De très loin le plus gros échec commercial du duo Scorsese/De Niro (qui attendront d'ailleurs sept ans avant de collaborer de nouveau, sur Les Affranchis), mais pourtant considéré par beaucoup comme leur meilleur... Assurément le plus acide et malaisant, un peu comme les scènes de Joker où Joaquin Phoenix se rêve en roi du stand up et s'invite dans un show télé, exactement comme le personnage de Robert De Niro dans La Valse des Pantins, un hommage tout à fait délibéré au film de Martin Scorsese. Car Rupert Pupkin est un aspirant comique se rêvant comme le plus grand (The King of Comedy, comme le titre original l'indique beaucoup plus clairement), qui travaille dur pour cela mais n'a malheureusement aucun talent et dont les blagues ne provoquent que la gêne. Son objectif à court terme ? Se faire inviter dans le show de Jerry Langford et se faire ainsi connaître en direct (et aimer, forcément !) par des millions d'Américains. Mais, personnage assez antipathique, Jerry le rabroue sèchement et amène Rupert et une autre fan du présentateur, l'incontrôlable Masha (étonnante Sandra Bernhard, qui, n'étant pas comédienne de profession, a improvisé la plupart de ses scènes), à décider de mesures plus radicales pour parvenir à leurs fins... Dans le rôle de Jerry Langford, un Jerry Lewis comme on ne l'avait jamais vu, d'une totale sobriété, à mille lieues des grimaces qui ont fait sa réputation. De l'avis de Martin Scorsese lui-même, Robert De Niro livre ici sa meilleure interprétation sous sa direction.

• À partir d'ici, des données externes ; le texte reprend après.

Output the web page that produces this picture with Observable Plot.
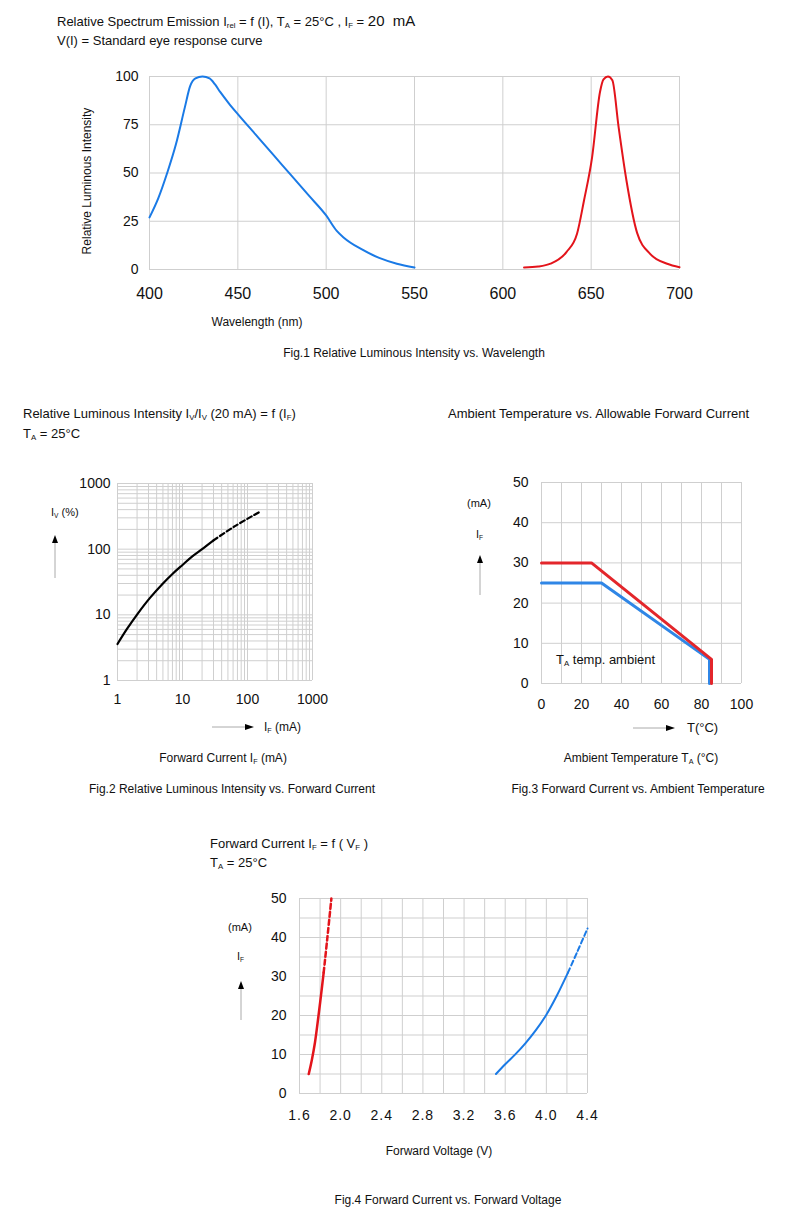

Il était une fois en Amérique

Treat Williams et Robert De Niro dans Il était une fois en Amérique

Lorsque, en 1984, Sergio Leone présente au Festival de Cannes (une première pour lui) Il était une fois en Amérique, nul ne s'imagine qu'il livre là son film-testament. Pas même lui ! Il n'a alors que 55 ans et espère toujours mener à bien la production de son projet le plus fou : l'adaptation des 900 Jours de Leningrad, récit du siège interminable de la ville soviétique par l'armée allemande. Sa crise cardiaque fatale, au printemps 1989, y mettra malheureusement fin. Mais Il était une fois en Amérique a pourtant tout du testament cinématographique, car Sergio Leone n'y a probablement jamais été aussi mélancolique. Une mélancolie paradoxale puisque celle d'une époque et d'un lieu qu'il n'a évidemment pas connus : le Lower East Side et sa pègre juive du New York de l'entre-deux guerres. On ne peut pourtant pas s'empêcher de penser que le personnage de David "Noodles" Aaronson, interprété par Robert De Niro, est aussi une forme d'autoportrait du cinéaste, hanté par ses souvenirs, les occasions perdues, les amitiés trahies... Aux côtés de Robert De Niro, Sergio Leone a choisi des comédiens relativement peu connus, voire débutants, pour donner chair à une fresque couvrant près de cinquante ans de l'histoire de l'Amérique, ou plutôt de "son" Amérique fantasmée : James Woods, l'alter ego de Noodles, Joe Pesci (révélé en 1980 par Raging Bull, déjà avec Robert De Niro), Elizabeth McGovern (pour son deuxième rôle "d'époque", après Ragtime), Burt Young (le beau-frère de Stallone dans les Rocky), Treat Williams, Danny Aiello... mais aussi Tuesday Weld, idole de tous les teenagers américains des années 60, et la toute jeune Jennifer Connelly, qui ne pouvait pas rêver plus beaux débuts.

Casino

Robert De Niro et Don Rickles dans Casino

Interrompue après La Valse des Pantins, la collaboration entre Martin Scorsese et Robert De Niro reprend de plus belle au début des années 1990 avec Les Affranchis, Les Nerfs à Vif, puis Casino, qui en constitue une sorte d'apogée. On a beaucoup dit du film qu'il était l'"opéra" de Martin Scorsese et c'est assez vrai : pas seulement à cause de son utilisation de la musique (même si son ouverture sur La Passion selon Saint Matthieu de Bach est inoubliable) mais aussi par le poids du destin (qui frappe dès la scène introductive), les passions exacerbées (la relation entre Robert De Niro et Sharon Stone est sans doute l'une des plus toxiques et tortueuses que Martin Scorsese ait jamais filmée), la flamboyance de la mise en scène, le luxe des décors et des costumes (70 tenues différentes pour Robert De Niro, 40 pour Sharon Stone !)... De nouveau coécrit par Martin Scorsese et Nicholas Pileggi (comme Les Affranchis), Casino est très inspiré de la véritable histoire de Frank Rosenthal, directeur de plusieurs casinos à Las Vegas, et de son "garde du corps", Anthony Spilotro, que nul autre que Joe Pesci ne pouvait évidemment interpréter. Devenue, littéralement, superstar et sex symbol planétaires du jour au lendemain après la projection de Basic Instinct à Cannes en 1992, Sharon Stone trouve là, avec celui de Ginger, le rôle de sa vie (refusé par Michelle Pfeiffer, qui a dû s'en mordre les doigts...), qui lui vaudra sa seule nomination aux Oscars et son seul Golden Globe. Et Robert De Niro retrouve son antagoniste d'Il était une fois en Amérique (mais nulle amitié trahie ici), James Woods, dans le rôle d'une sorte de souteneur particulièrement méprisable. Mais le comédien était prêt à tout, comme en témoigne ce message laissé à Martin Scorsese lorsqu'il apprit qu'il pensait à lui pour ce film : "Any time. Any place. Any part. Any fee" ("N'importe quand. N'importe où. N'importe quel rôle. N'importe quel salaire").